> **Given material**
◆ ◆ ◆

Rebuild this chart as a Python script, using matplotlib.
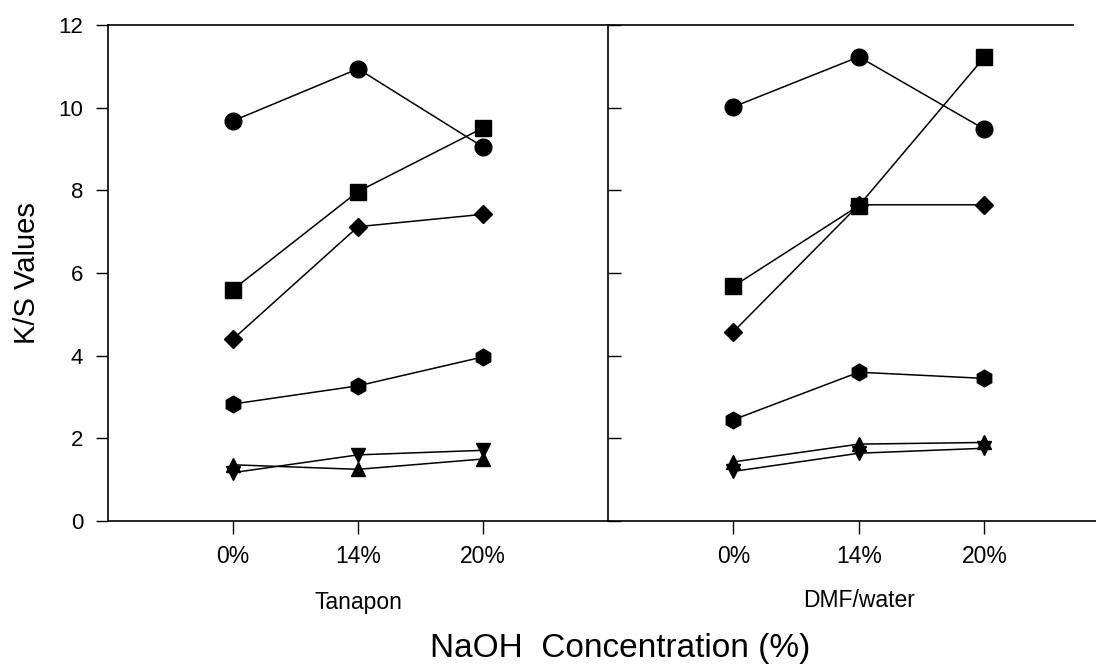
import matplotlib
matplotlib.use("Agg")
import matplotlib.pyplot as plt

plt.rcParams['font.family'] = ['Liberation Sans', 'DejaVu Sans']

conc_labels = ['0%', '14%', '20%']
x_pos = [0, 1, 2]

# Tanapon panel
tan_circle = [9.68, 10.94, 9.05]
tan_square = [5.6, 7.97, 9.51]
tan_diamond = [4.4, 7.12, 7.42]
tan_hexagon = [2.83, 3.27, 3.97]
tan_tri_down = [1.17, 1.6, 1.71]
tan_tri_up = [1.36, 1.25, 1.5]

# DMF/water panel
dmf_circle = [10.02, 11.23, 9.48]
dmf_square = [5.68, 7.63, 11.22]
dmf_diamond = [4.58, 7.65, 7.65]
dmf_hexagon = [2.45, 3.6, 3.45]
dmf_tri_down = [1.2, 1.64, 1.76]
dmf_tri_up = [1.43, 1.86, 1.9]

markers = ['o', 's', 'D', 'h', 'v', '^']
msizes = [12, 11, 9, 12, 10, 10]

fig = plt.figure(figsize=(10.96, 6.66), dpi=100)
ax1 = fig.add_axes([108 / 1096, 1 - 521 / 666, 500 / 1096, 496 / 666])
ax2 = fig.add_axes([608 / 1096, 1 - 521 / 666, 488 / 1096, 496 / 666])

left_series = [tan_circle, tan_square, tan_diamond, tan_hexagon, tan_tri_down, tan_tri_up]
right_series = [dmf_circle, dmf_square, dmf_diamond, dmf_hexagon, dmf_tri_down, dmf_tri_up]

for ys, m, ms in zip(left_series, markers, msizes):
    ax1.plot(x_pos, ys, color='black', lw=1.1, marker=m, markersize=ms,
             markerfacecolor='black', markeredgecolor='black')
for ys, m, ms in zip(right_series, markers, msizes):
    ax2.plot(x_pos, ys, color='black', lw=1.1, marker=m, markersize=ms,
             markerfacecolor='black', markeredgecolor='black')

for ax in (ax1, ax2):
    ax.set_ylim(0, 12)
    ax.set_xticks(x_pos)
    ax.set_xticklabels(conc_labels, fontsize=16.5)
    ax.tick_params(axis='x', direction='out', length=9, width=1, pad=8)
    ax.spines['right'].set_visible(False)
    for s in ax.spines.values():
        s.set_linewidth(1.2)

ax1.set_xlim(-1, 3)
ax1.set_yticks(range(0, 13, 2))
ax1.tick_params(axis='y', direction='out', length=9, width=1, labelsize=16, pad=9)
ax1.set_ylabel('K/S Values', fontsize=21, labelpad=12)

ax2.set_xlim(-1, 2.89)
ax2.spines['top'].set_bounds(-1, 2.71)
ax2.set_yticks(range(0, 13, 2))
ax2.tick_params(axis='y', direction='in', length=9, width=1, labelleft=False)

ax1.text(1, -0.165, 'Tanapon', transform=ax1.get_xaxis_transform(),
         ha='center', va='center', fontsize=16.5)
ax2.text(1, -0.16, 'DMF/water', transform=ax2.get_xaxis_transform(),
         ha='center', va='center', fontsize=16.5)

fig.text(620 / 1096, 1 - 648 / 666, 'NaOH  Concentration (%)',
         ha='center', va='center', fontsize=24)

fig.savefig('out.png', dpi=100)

◆ ◆ ◆

> **Goal of the exercise**
Take the listing and print it again exactly, but without any pictures.

> **Written response**
Rebuild this chart as a Python script, using matplotlib.
import matplotlib
matplotlib.use("Agg")
import matplotlib.pyplot as plt

plt.rcParams['font.family'] = ['Liberation Sans', 'DejaVu Sans']

conc_labels = ['0%', '14%', '20%']
x_pos = [0, 1, 2]

# Tanapon panel
tan_circle = [9.68, 10.94, 9.05]
tan_square = [5.6, 7.97, 9.51]
tan_diamond = [4.4, 7.12, 7.42]
tan_hexagon = [2.83, 3.27, 3.97]
tan_tri_down = [1.17, 1.6, 1.71]
tan_tri_up = [1.36, 1.25, 1.5]

# DMF/water panel
dmf_circle = [10.02, 11.23, 9.48]
dmf_square = [5.68, 7.63, 11.22]
dmf_diamond = [4.58, 7.65, 7.65]
dmf_hexagon = [2.45, 3.6, 3.45]
dmf_tri_down = [1.2, 1.64, 1.76]
dmf_tri_up = [1.43, 1.86, 1.9]

markers = ['o', 's', 'D', 'h', 'v', '^']
msizes = [12, 11, 9, 12, 10, 10]

fig = plt.figure(figsize=(10.96, 6.66), dpi=100)
ax1 = fig.add_axes([108 / 1096, 1 - 521 / 666, 500 / 1096, 496 / 666])
ax2 = fig.add_axes([608 / 1096, 1 - 521 / 666, 488 / 1096, 496 / 666])

left_series = [tan_circle, tan_square, tan_diamond, tan_hexagon, tan_tri_down, tan_tri_up]
right_series = [dmf_circle, dmf_square, dmf_diamond, dmf_hexagon, dmf_tri_down, dmf_tri_up]

for ys, m, ms in zip(left_series, markers, msizes):
    ax1.plot(x_pos, ys, color='black', lw=1.1, marker=m, markersize=ms,
             markerfacecolor='black', markeredgecolor='black')
for ys, m, ms in zip(right_series, markers, msizes):
    ax2.plot(x_pos, ys, color='black', lw=1.1, marker=m, markersize=ms,
             markerfacecolor='black', markeredgecolor='black')

for ax in (ax1, ax2):
    ax.set_ylim(0, 12)
    ax.set_xticks(x_pos)
    ax.set_xticklabels(conc_labels, fontsize=16.5)
    ax.tick_params(axis='x', direction='out', length=9, width=1, pad=8)
    ax.spines['right'].set_visible(False)
    for s in ax.spines.values():
        s.set_linewidth(1.2)

ax1.set_xlim(-1, 3)
ax1.set_yticks(range(0, 13, 2))
ax1.tick_params(axis='y', direction='out', length=9, width=1, labelsize=16, pad=9)
ax1.set_ylabel('K/S Values', fontsize=21, labelpad=12)

ax2.set_xlim(-1, 2.89)
ax2.spines['top'].set_bounds(-1, 2.71)
ax2.set_yticks(range(0, 13, 2))
ax2.tick_params(axis='y', direction='in', length=9, width=1, labelleft=False)

ax1.text(1, -0.165, 'Tanapon', transform=ax1.get_xaxis_transform(),
         ha='center', va='center', fontsize=16.5)
ax2.text(1, -0.16, 'DMF/water', transform=ax2.get_xaxis_transform(),
         ha='center', va='center', fontsize=16.5)

fig.text(620 / 1096, 1 - 648 / 666, 'NaOH  Concentration (%)',
         ha='center', va='center', fontsize=24)

fig.savefig('out.png', dpi=100)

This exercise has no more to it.